Sage Weil <sweil at ...> writes:

> 
> On Mon, 4 Aug 2014, Konstantinos Tompoulidis wrote:
> > Hi all,
> > 
> > We recently added many OSDs to our production cluster.
> > This brought us to a point where the number of PGs we had assigned to our 
> > main (heavily used) pool was well below the recommended value.
> > 
> > We increased the PG number (incrementally to avoid huge degradation ratios) 
> > to the recommended optimal value.
> > 
> > Once the procedure ended we noticed that the output of "ceph df" ( POOLS: ) 
> > does not represent the actual state.
> 
> How did it mismatch reality?

At the moment the output/displayed_size of the main pool is 2.3 times the actual
size.

> 
> > Has anyone noticed this before and if so is there a fix?
> 
> There is some ambiguity in the stats after PG split that gets cleaned up 
> on the next scrub.  I wouldn't expect it to be noticeable, though ...
> 
> sage
> 

Unfortunately it is quite noticeable.
...
Our setup* serves a high IO and low latency cloud infrastructure (the disks of
the VMs are block devices on the hypervisor.
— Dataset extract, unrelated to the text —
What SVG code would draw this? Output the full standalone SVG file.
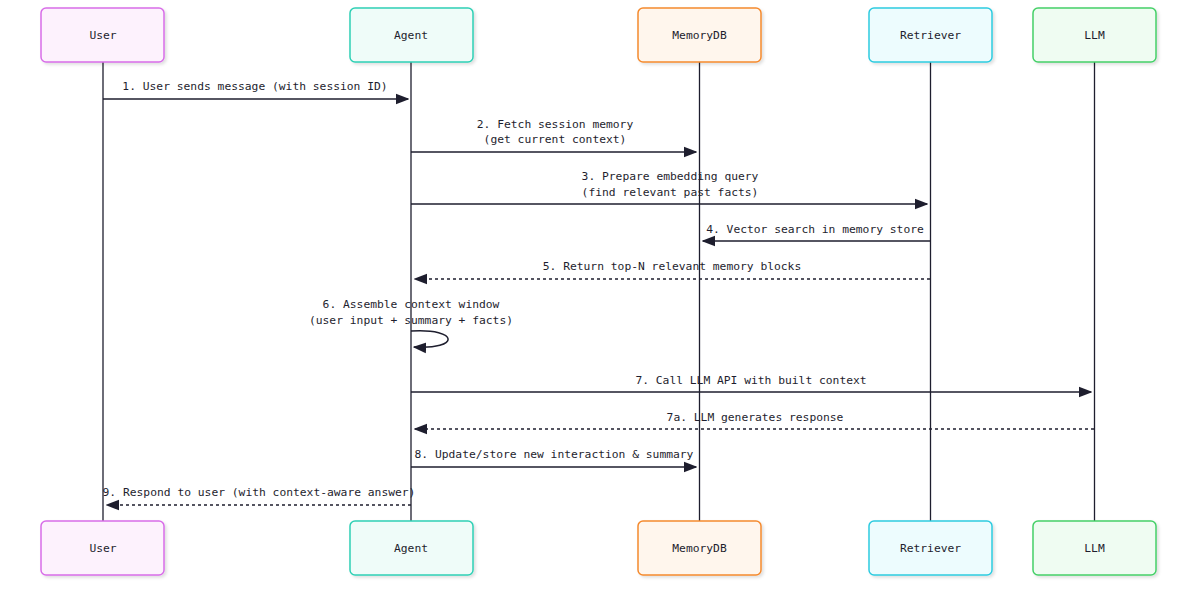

The block devices are exposed
to the OS by an open source in-house implementation which relies on
librados). Due to the added load that scrub and deep scrub impose to the
cluster, we decided to disable these operations. Re-enabling them has a huge
negative impact on the performance of the infrastructure.

Is scrubbing absolutely necessary?
If yes, is there a way to mitigate it's impact on the performance?